The Bernardo/Homolka case also involved substantial police incompetence. In addition to some investigatory neglect involving disbelieving witnesses and credulous suspect interviewing there was incredibly shocking incompetence after the killers had been caught when they failed to uncover video tape evidence of the sexual assaults in a multi-month long house search and allowed a defense attorney to walk off with them.

It's important people know these stories so they don't fall for CSI style mythologizing of law enforcement competence. These police had murderers in their sights and let them get away to continue murdering and in the Bernardo/Homolka case failed to secure evidence that would have locked Homolka away as full participant in the sexual assault/torture/murder spree.

We pay cops well and should both expect and demand better from them.
posted by srboisvert at 1:51 PM on September 5, 2015 [10 favorites]


Thank you for listing all of their names. Friends of mine in Vancouver knew some of these women. I'll go read the links before I say more about this case, but it haunts me that it took so long to stop him.
posted by gingerbeer at 3:16 PM on September 5, 2015 [1 favorite]


In 1986 I took the train from Vancouver to Montreal. I happened to be seated in the dining car with a couple of VPD detectives. They talked shop and generally ignored me. By this time in my life I'd already worked in a number of First Nations communities and counted a number of members of those communites as friends, acquaintances, co-workers. So when the detectives turned the conversation around to aboriginal relations, my ears were ready.

One of the detectives told a story, more or less as, "So this 'chug' [derogatory term for indigenous person] came in my office and was complaining her sister was missing and we weren't doing anything, and was raising a big stink. And I couldn't get rid of her, ha ha ha. So I sent her down to Fred's office to fill in a form. Ha ha ha, she was under the impression I gave a shit about her sister or any of those people. Ha ha I didn't give a shit about her sister. Fucking chugs."

I mean that's been seared in my mind ever since, and the entire Pickton case in the broad sweep and in its details came as absolutely no surprise.

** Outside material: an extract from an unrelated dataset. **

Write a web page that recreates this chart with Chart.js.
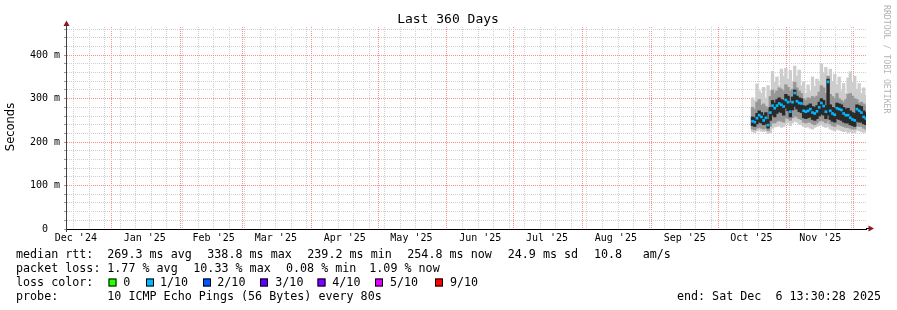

It's good to see some cops having a crisis of conscience I guess but it doesn't bring those women back.
posted by Rumple at 5:04 PM on September 5, 2015 [21 favorites]

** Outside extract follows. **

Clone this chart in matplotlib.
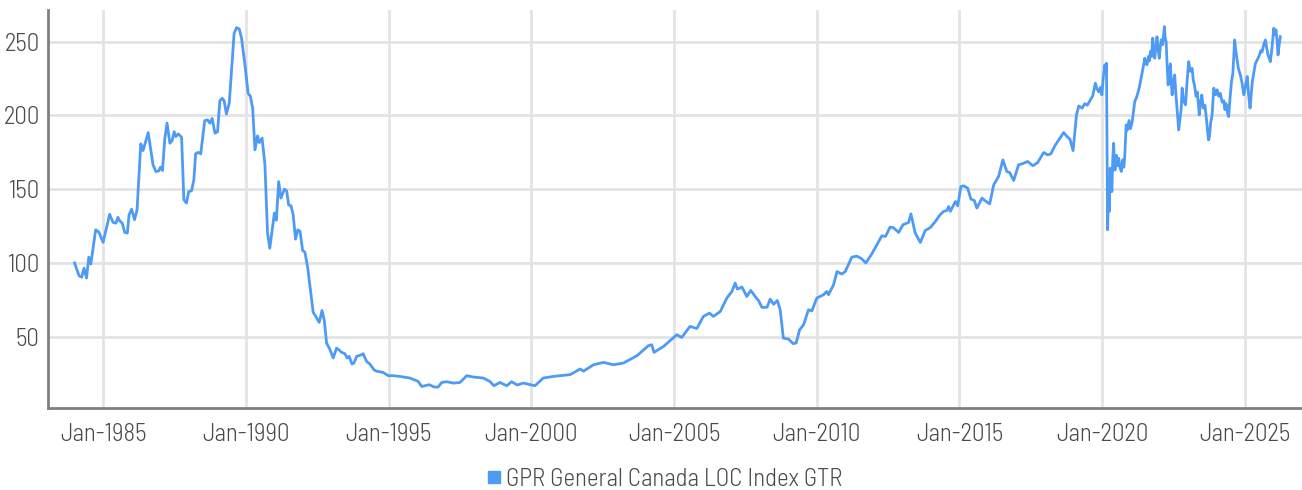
import matplotlib
matplotlib.use("Agg")
import matplotlib.pyplot as plt

plt.rcParams['font.family'] = ['Barlow Semi Condensed', 'DejaVu Sans']
plt.rcParams['font.weight'] = 300

LINE_COLOR = "#4d9bf5"
TEXT_COLOR = "#4a4a4a"
GRID_COLOR = "#e3e3e3"

# data (decimal year, index level)
years = [
    1984.00, 1984.16, 1984.25, 1984.33, 1984.42, 1984.50, 1984.57, 1984.74, 1984.85, 1985.00,
    1985.23, 1985.35, 1985.45, 1985.52, 1985.59, 1985.67, 1985.76, 1985.85, 1985.91, 1986.00,
    1986.10, 1986.19, 1986.32, 1986.40, 1986.58, 1986.75, 1986.85, 1986.95, 1987.01, 1987.08,
    1987.16, 1987.24, 1987.34, 1987.42, 1987.49, 1987.55, 1987.63, 1987.75, 1987.83, 1987.92,
    1988.00, 1988.10, 1988.18, 1988.24, 1988.33, 1988.42, 1988.56, 1988.66, 1988.74, 1988.82,
    1988.92, 1989.01, 1989.09, 1989.17, 1989.24, 1989.32, 1989.42, 1989.59, 1989.68, 1989.77,
    1989.85, 1989.97, 1990.08, 1990.16, 1990.24, 1990.32, 1990.41, 1990.47, 1990.57, 1990.67,
    1990.76, 1990.84, 1991.00, 1991.07, 1991.15, 1991.23, 1991.35, 1991.43, 1991.50, 1991.58,
    1991.66, 1991.74, 1991.82, 1991.90, 1991.99, 1992.07, 1992.17, 1992.25, 1992.36, 1992.45,
    1992.57, 1992.67, 1992.75, 1992.83, 1992.95, 1993.06, 1993.18, 1993.27, 1993.35, 1993.47,
    1993.55, 1993.62, 1993.72, 1993.79, 1993.88, 1994.06, 1994.11, 1994.23, 1994.35, 1994.49,
    1994.58, 1994.81, 1994.99, 1995.16, 1995.40, 1995.52, 1995.75, 1996.04, 1996.16, 1996.28,
    1996.43, 1996.60, 1996.74, 1996.86, 1997.04, 1997.27, 1997.50, 1997.74, 1997.97, 1998.32,
    1998.55, 1998.69, 1998.90, 1999.14, 1999.31, 1999.51, 1999.72, 2000.13, 2000.42, 2000.77,
    2001.00, 2001.36, 2001.71, 2001.83, 2002.18, 2002.53, 2002.88, 2003.23, 2003.70, 2004.10,
    2004.22, 2004.30, 2004.63, 2005.10, 2005.27, 2005.56, 2005.80, 2006.03, 2006.24, 2006.38,
    2006.62, 2006.85, 2007.03, 2007.14, 2007.22, 2007.38, 2007.55, 2007.69, 2007.85, 2007.96,
    2008.08, 2008.26, 2008.37, 2008.49, 2008.62, 2008.72, 2008.83, 2009.01, 2009.18, 2009.28,
    2009.40, 2009.54, 2009.71, 2009.83, 2010.00, 2010.24, 2010.35, 2010.41, 2010.59, 2010.71,
    2010.88, 2011.00, 2011.23, 2011.41, 2011.58, 2011.72, 2011.93, 2012.17, 2012.28, 2012.41,
    2012.57, 2012.68, 2012.87, 2013.02, 2013.22, 2013.30, 2013.45, 2013.63, 2013.80, 2013.98,
    2014.15, 2014.32, 2014.44, 2014.56, 2014.62, 2014.68, 2014.86, 2014.94, 2015.05, 2015.15,
    2015.29, 2015.40, 2015.52, 2015.61, 2015.79, 2015.90, 2016.06, 2016.20, 2016.37, 2016.52,
    2016.66, 2016.76, 2016.90, 2017.07, 2017.19, 2017.39, 2017.57, 2017.74, 2017.95, 2018.09,
    2018.20, 2018.36, 2018.65, 2018.77, 2018.87, 2018.98, 2019.10, 2019.18, 2019.30, 2019.39,
    2019.48, 2019.67, 2019.76, 2019.82, 2019.88, 2019.94, 2019.99, 2020.04, 2020.09, 2020.12,
    2020.15, 2020.19, 2020.22, 2020.25, 2020.28, 2020.31, 2020.34, 2020.37, 2020.40, 2020.43,
    2020.45, 2020.50, 2020.54, 2020.58, 2020.62, 2020.67, 2020.72, 2020.76, 2020.79, 2020.84,
    2020.88, 2020.94, 2020.99, 2021.05, 2021.10, 2021.14, 2021.20, 2021.26, 2021.30, 2021.34,
    2021.40, 2021.45, 2021.49, 2021.53, 2021.57, 2021.62, 2021.65, 2021.69, 2021.73, 2021.77,
    2021.80, 2021.84, 2021.88, 2021.92, 2021.96, 2022.00, 2022.04, 2022.07, 2022.12, 2022.18,
    2022.21, 2022.24, 2022.27, 2022.31, 2022.35, 2022.39, 2022.42, 2022.45, 2022.50, 2022.54,
    2022.58, 2022.62, 2022.65, 2022.68, 2022.72, 2022.77, 2022.80, 2022.85, 2022.92, 2022.97,
    2023.03, 2023.08, 2023.15, 2023.19, 2023.23, 2023.29, 2023.33, 2023.37, 2023.40, 2023.44,
    2023.49, 2023.54, 2023.60, 2023.65, 2023.70, 2023.73, 2023.76, 2023.80, 2023.85, 2023.91,
    2023.97, 2024.03, 2024.08, 2024.14, 2024.20, 2024.26, 2024.30, 2024.34, 2024.40, 2024.43,
    2024.48, 2024.53, 2024.58, 2024.64, 2024.68, 2024.72, 2024.77, 2024.84, 2024.90, 2024.96,
    2025.02, 2025.08, 2025.13, 2025.18, 2025.22, 2025.26, 2025.32, 2025.37, 2025.44, 2025.51,
    2025.56, 2025.60, 2025.66, 2025.72, 2025.77, 2025.81, 2025.85, 2025.89, 2025.95, 2026.01,
    2026.05, 2026.09, 2026.13, 2026.16, 2026.20, 2026.24,
]
values = [
    100.0, 91.3, 90.4, 96.5, 89.8, 104.0, 99.3, 122.5, 121.0, 114.0,
    133.0, 127.5, 127.0, 131.0, 128.4, 127.0, 120.7, 120.3, 132.7, 136.5,
    129.3, 136.0, 180.8, 176.2, 188.4, 166.5, 162.0, 162.4, 165.0, 162.7,
    184.0, 194.8, 181.2, 183.0, 189.0, 185.7, 187.5, 185.3, 142.8, 140.6,
    148.4, 149.0, 156.4, 174.0, 175.0, 174.0, 196.5, 197.0, 194.8, 198.0,
    188.0, 189.0, 210.0, 211.7, 210.0, 201.0, 208.3, 255.7, 259.6, 258.6,
    252.4, 234.3, 215.0, 213.0, 205.0, 176.7, 186.2, 181.6, 184.6, 166.5,
    120.3, 110.0, 133.8, 129.0, 155.2, 144.0, 150.0, 149.0, 139.4, 138.8,
    132.6, 116.2, 122.5, 121.4, 108.5, 107.3, 96.5, 84.0, 66.5, 63.8,
    59.7, 67.8, 61.0, 45.7, 41.2, 35.6, 42.3, 41.0, 39.5, 38.5,
    35.6, 36.7, 31.5, 32.2, 36.7, 37.8, 38.5, 33.3, 31.4, 27.6,
    26.7, 25.8, 23.6, 23.6, 23.1, 22.7, 22.0, 19.7, 16.3, 16.8,
    17.5, 15.9, 15.9, 19.0, 19.5, 18.6, 19.0, 23.6, 22.7, 22.0,
    19.7, 16.8, 19.0, 16.8, 19.5, 17.3, 18.6, 16.8, 22.0, 23.1,
    23.6, 24.3, 28.1, 26.7, 31.0, 32.6, 31.0, 32.2, 37.1, 43.9,
    44.6, 39.4, 43.4, 51.4, 49.5, 57.0, 55.6, 63.8, 66.0, 63.8,
    67.1, 76.2, 80.7, 86.4, 82.3, 83.7, 77.3, 81.4, 77.1, 74.6,
    69.9, 70.0, 75.5, 72.0, 74.6, 68.3, 49.1, 48.4, 45.3, 45.8,
    54.7, 58.1, 68.3, 67.5, 76.2, 78.5, 80.7, 78.5, 85.2, 94.2,
    92.5, 94.2, 104.0, 104.6, 102.8, 100.0, 106.2, 114.6, 118.4, 118.0,
    124.3, 124.0, 120.7, 125.9, 127.5, 133.3, 120.3, 113.9, 122.0, 124.0,
    128.0, 132.7, 134.9, 135.6, 138.3, 135.0, 141.7, 138.8, 151.8, 152.3,
    150.7, 143.3, 142.4, 137.2, 144.0, 142.2, 140.1, 153.0, 158.6, 169.9,
    162.0, 161.3, 155.9, 166.5, 167.2, 168.8, 165.9, 168.1, 174.9, 173.3,
    174.0, 180.0, 188.4, 185.7, 184.0, 176.2, 200.4, 206.5, 205.0, 208.0,
    207.0, 213.3, 221.9, 218.0, 216.0, 219.0, 214.0, 226.0, 234.3, 229.0,
    235.4, 122.5, 150.0, 135.0, 164.3, 158.0, 148.4, 170.0, 181.2, 168.0,
    163.0, 173.0, 166.0, 171.0, 165.0, 162.0, 170.0, 165.0, 172.2, 193.6,
    190.0, 196.6, 191.0, 195.5, 203.0, 209.4, 212.0, 216.0, 219.0, 223.0,
    229.0, 234.0, 238.8, 235.0, 234.4, 240.0, 237.0, 243.3, 240.0, 252.4,
    244.0, 238.8, 246.0, 253.4, 245.0, 238.8, 247.0, 251.3, 248.0, 260.2,
    252.0, 250.0, 236.0, 220.7, 230.0, 235.0, 222.0, 214.0, 224.0, 227.5,
    215.0, 204.9, 198.0, 190.2, 197.0, 204.9, 218.5, 210.0, 207.2, 222.0,
    236.5, 230.0, 232.0, 224.0, 220.7, 213.0, 216.0, 208.0, 200.4, 208.0,
    213.9, 205.0, 207.0, 198.0, 188.0, 183.4, 186.0, 195.0, 200.4, 218.5,
    214.0, 217.4, 213.0, 215.0, 209.0, 210.0, 204.0, 208.0, 201.0, 199.3,
    212.0, 223.0, 229.0, 251.2, 244.0, 238.8, 232.0, 227.5, 222.0, 214.0,
    220.0, 226.4, 214.0, 205.0, 214.0, 222.9, 230.0, 235.4, 238.0, 241.0,
    244.0, 243.0, 248.0, 251.2, 245.0, 241.0, 239.0, 236.5, 246.0, 259.1,
    255.0, 258.0, 250.0, 241.0, 248.0, 253.4,
]

tick_years = [1985, 1990, 1995, 2000, 2005, 2010, 2015, 2020, 2025]
tick_labels = ["Jan-%d" % y for y in tick_years]
y_ticks = [50, 100, 150, 200, 250]
series_name = "GPR General Canada LOC Index GTR"

fig = plt.figure(figsize=(13.02, 4.9), dpi=100)
ax = fig.add_axes([48 / 1302, 1 - 408 / 490, 1 - 48 / 1302, 398 / 490])

ax.plot(years, values, color=LINE_COLOR, linewidth=2.0, solid_joinstyle="round",
        label=series_name, zorder=3)

ax.set_xlim(1983.07, 2027.0)
ax.set_ylim(1.7, 271.5)
ax.set_xticks(tick_years)
ax.set_xticklabels(tick_labels)
ax.set_yticks(y_ticks)

ax.grid(True, color=GRID_COLOR, linewidth=2.0, zorder=0)
ax.set_axisbelow(True)

for side in ["top", "right"]:
    ax.spines[side].set_visible(False)
for side in ["left", "bottom"]:
    ax.spines[side].set_color("#808080")
    ax.spines[side].set_linewidth(2.0)

ax.tick_params(axis="x", length=0, pad=11, labelsize=18, labelcolor=TEXT_COLOR)
ax.tick_params(axis="y", length=0, pad=6, labelsize=18, labelcolor=TEXT_COLOR)

leg = fig.legend(handles=ax.get_lines(), loc="center", bbox_to_anchor=(0.511, 1 - 479 / 490),
                 frameon=False, fontsize=18, handlelength=0.45, handletextpad=0.25,
                 labelcolor=TEXT_COLOR)
# square marker in the legend instead of a line
for h in leg.legend_handles:
    h.set_linewidth(0)
    h.set_marker("s")
    h.set_markersize(8)
    h.set_markerfacecolor(LINE_COLOR)
    h.set_markeredgecolor(LINE_COLOR)

fig.savefig("out.png", dpi=100)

Sorry - my bad. Should have mentioned in the FPP that the book isn't out yet.
posted by mandolin conspiracy at 5:17 PM on September 5, 2015


According to amazon, it is currently available.
posted by googlebombed at 5:40 PM on September 5, 2015


The photo of and letter to Sarah de Vries.

Jesus.
posted by allthinky at 5:59 PM on September 5, 2015


I live in Vancouver and I remember this time well, because people just knew, they just knew, that there was a serial killer operating in The Downtown Eastside. Meanwhile, the VPD kept denying it, but it was part of the conversation during those years, it was in the air and one of the day to day things you talked about. People just knew.

People also used to say that the VPD just let it go on for so long because of racism and classism and nothing I have heard since leads me to believe otherwise.
posted by Phlegmco(tm) at 6:25 PM on September 5, 2015 [6 favorites]

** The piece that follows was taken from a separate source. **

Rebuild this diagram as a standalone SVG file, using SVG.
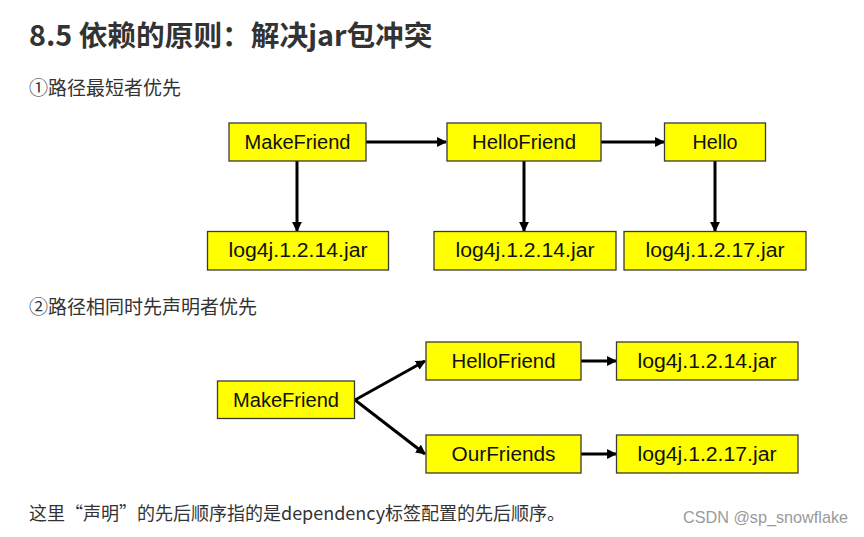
<svg xmlns="http://www.w3.org/2000/svg" width="864" height="537" viewBox="0 0 864 537">
<defs>
<style>
.box{fill:#ffff00;stroke:#3a3a3a;stroke-width:1.3}
.lbl{font-family:"Liberation Sans","Noto Sans",sans-serif;font-size:19.5px;fill:#111;text-anchor:middle}
.cn{font-family:"Noto Sans CJK SC","Noto Sans",sans-serif;fill:#333}
.edge{stroke:#000;stroke-width:3;fill:none;marker-end:url(#ah)}
</style>
<marker id="ah" viewBox="0 0 10 10" refX="9" refY="5" markerWidth="3.3" markerHeight="3.3" orient="auto" markerUnits="strokeWidth">
<path d="M0,0 L10,5 L0,10 z" fill="#000"/>
</marker>
</defs>
<rect width="864" height="537" fill="#fff"/>
<text class="cn" x="29" y="46" font-size="28.7" font-weight="bold">8.5 依赖的原则：解决jar包冲突</text>
<text class="cn" x="29" y="95" font-size="19">①路径最短者优先</text>
<text class="cn" x="29" y="314" font-size="19">②路径相同时先声明者优先</text>
<text class="cn" x="29" y="520" font-size="18" textLength="536" lengthAdjust="spacingAndGlyphs">这里“声明”的先后顺序指的是dependency标签配置的先后顺序。</text>
<text x="683" y="523" font-family="'Liberation Sans',sans-serif" font-size="17" fill="#9a9a9a" textLength="165" lengthAdjust="spacingAndGlyphs">CSDN @sp_snowflake</text>

<g id="connectors">
<line class="edge" x1="366" y1="142" x2="446" y2="142"/>
<line class="edge" x1="601" y1="142" x2="664" y2="142"/>
<line class="edge" x1="297" y1="161" x2="297" y2="231"/>
<line class="edge" x1="524" y1="161" x2="524" y2="231"/>
<line class="edge" x1="715" y1="161" x2="715" y2="231"/>
<line class="edge" x1="355" y1="400" x2="425" y2="361"/>
<line class="edge" x1="355" y1="400" x2="425" y2="454"/>
<line class="edge" x1="581" y1="361" x2="616" y2="361"/>
<line class="edge" x1="581" y1="454" x2="616" y2="454"/>
</g>

<g id="makefriend1"><rect class="box" x="229" y="123" width="137" height="38"/><text class="lbl" x="297.5" y="149" textLength="106" lengthAdjust="spacingAndGlyphs">MakeFriend</text></g>
<g id="hellofriend1"><rect class="box" x="447" y="123" width="154" height="38"/><text class="lbl" x="524" y="149" textLength="104" lengthAdjust="spacingAndGlyphs">HelloFriend</text></g>
<g id="hello1"><rect class="box" x="664.5" y="123" width="101" height="38"/><text class="lbl" x="715" y="149" textLength="45" lengthAdjust="spacingAndGlyphs">Hello</text></g>
<g id="log4j-a"><rect class="box" x="207.5" y="231.5" width="181" height="38.5"/><text class="lbl" x="298" y="257" textLength="139" lengthAdjust="spacingAndGlyphs">log4j.1.2.14.jar</text></g>
<g id="log4j-b"><rect class="box" x="434" y="231.5" width="182" height="38.5"/><text class="lbl" x="525" y="257" textLength="139" lengthAdjust="spacingAndGlyphs">log4j.1.2.14.jar</text></g>
<g id="log4j-c"><rect class="box" x="624" y="231.5" width="182" height="38.5"/><text class="lbl" x="715" y="257" textLength="139" lengthAdjust="spacingAndGlyphs">log4j.1.2.17.jar</text></g>

<g id="makefriend2"><rect class="box" x="217.5" y="381" width="137" height="37.5"/><text class="lbl" x="286" y="407" textLength="106" lengthAdjust="spacingAndGlyphs">MakeFriend</text></g>
<g id="hellofriend2"><rect class="box" x="426" y="342" width="155" height="38"/><text class="lbl" x="503.5" y="368" textLength="104" lengthAdjust="spacingAndGlyphs">HelloFriend</text></g>
<g id="ourfriends"><rect class="box" x="426" y="435" width="155" height="38"/><text class="lbl" x="503.5" y="461" textLength="104" lengthAdjust="spacingAndGlyphs">OurFriends</text></g>
<g id="log4j-d"><rect class="box" x="616.5" y="342" width="181.5" height="38"/><text class="lbl" x="707" y="368" textLength="139" lengthAdjust="spacingAndGlyphs">log4j.1.2.14.jar</text></g>
<g id="log4j-e"><rect class="box" x="616.5" y="435" width="181.5" height="38"/><text class="lbl" x="707" y="461" textLength="139" lengthAdjust="spacingAndGlyphs">log4j.1.2.17.jar</text></g>
</svg>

The Bernardo/Homolka case also involved substantial police incompetence.

Most serial killer cases seem to.

Jeffrey Dahmer was caught red-handed twice before the police did anything, and was arrested on the second occasion only because his escaped victim -- still in Dahmer's handcuffs -- managed to essentially drag the police to the scene by their ears and shove their faces in the piles and piles of proof so ironclad they couldn't possibly deny it. That's what it took for them to even humour the idea.

And, again, not the first time they were there. And the details of the first time are much, much, MUCH worse.
posted by Sys Rq at 7:04 PM on September 5, 2015 [9 favorites]


The Aleutian Low hunkers down each winter off the West Coast of North America, spawning the bitter winds which scour the mill-towns and fishing-villages of the North West rain-forest. It stings the skin of the under-dressed Party-Girls, so relentlessly chased by the lounge-lizards among the post-and-beam Legion halls and faux-medieval pubs, which pass for leisure in these places.

The small-town heroes are beyond tedious,with their vulcanized mullets, and Trans-Am minds. Another Saturday night, another meat-raffle; the Party-Girl is positively going to scream. The sulfur-pall of the local pulp-mill is her town’s last lingering-scent, as she flees her past in a Pontiac.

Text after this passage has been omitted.